Stephen Malkmus and the Jicks played too. My only prior live SM experience was listening from the parking lot at a Radiohead show in Montreal that we arrived considerably late to, but I was impressed with his set. Relatively heavy on his Pig Lib album compared to the recent Irving Plaza show, part of the fun of seeing Malkmus live is hearing the fun he has with his vocal parts, as well as the improved basslines on just about every song.

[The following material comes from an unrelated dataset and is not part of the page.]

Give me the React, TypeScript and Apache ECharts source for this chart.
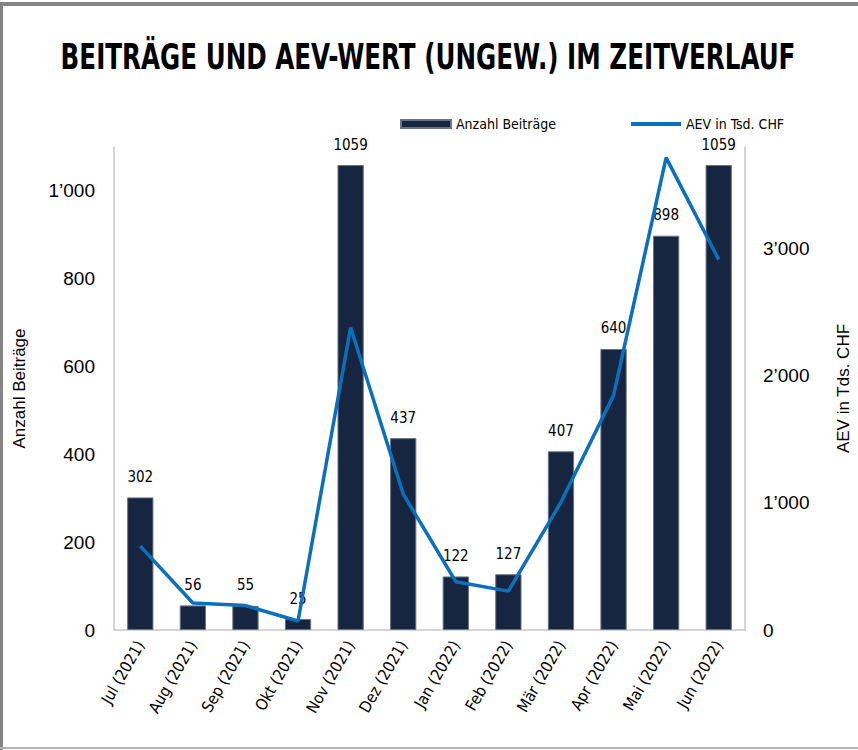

Things began with the somewhat surprising appearance of "Dynamic Calories" (a/k/a the first song on the Pig Lib live bonus EP), followed by the future SM classic "Do Not Feed the Oyster." Only "Church on White" and "Jojo's Jacket" made an appearance from the first SM album, but in addition to the lion's share of recent Face the Truth songs, concertgoers also got Pig Lib tunes "Water and a Seat", "Animal Midnight", "Dark Wave", and "Witch Mountain Bridge"; utilized somewhat oddly as the set closer. There was also some humor in abundance when the first five seconds or so of "Loud Cloud Crowd" was played, only to be abandoned with a "let's not bother with that one today" from Malkmus. I was happy to hear that the "Do Ya Think I'm Sexy" keyboard riff from the studio version of "It Kills" was perfectly replicated onstage.

Laura Cantrell kicked off the festivities with a very pleasant set of cosmopolitan C&W that went nicely with my Whole Foods prepared salad. And is it just me, or is Battery Park not used nearly enough for outdoor shows? The lawn is easy to get to, very nicely shaded, bathrooms weren't a problem, and the sound was surprisingly excellent. God Bless Matador Records indeed. A very pleasant way to spend a holiday afternoon.

(and the Mets beat the Nationals! Only 9 games out of first bay-bee!)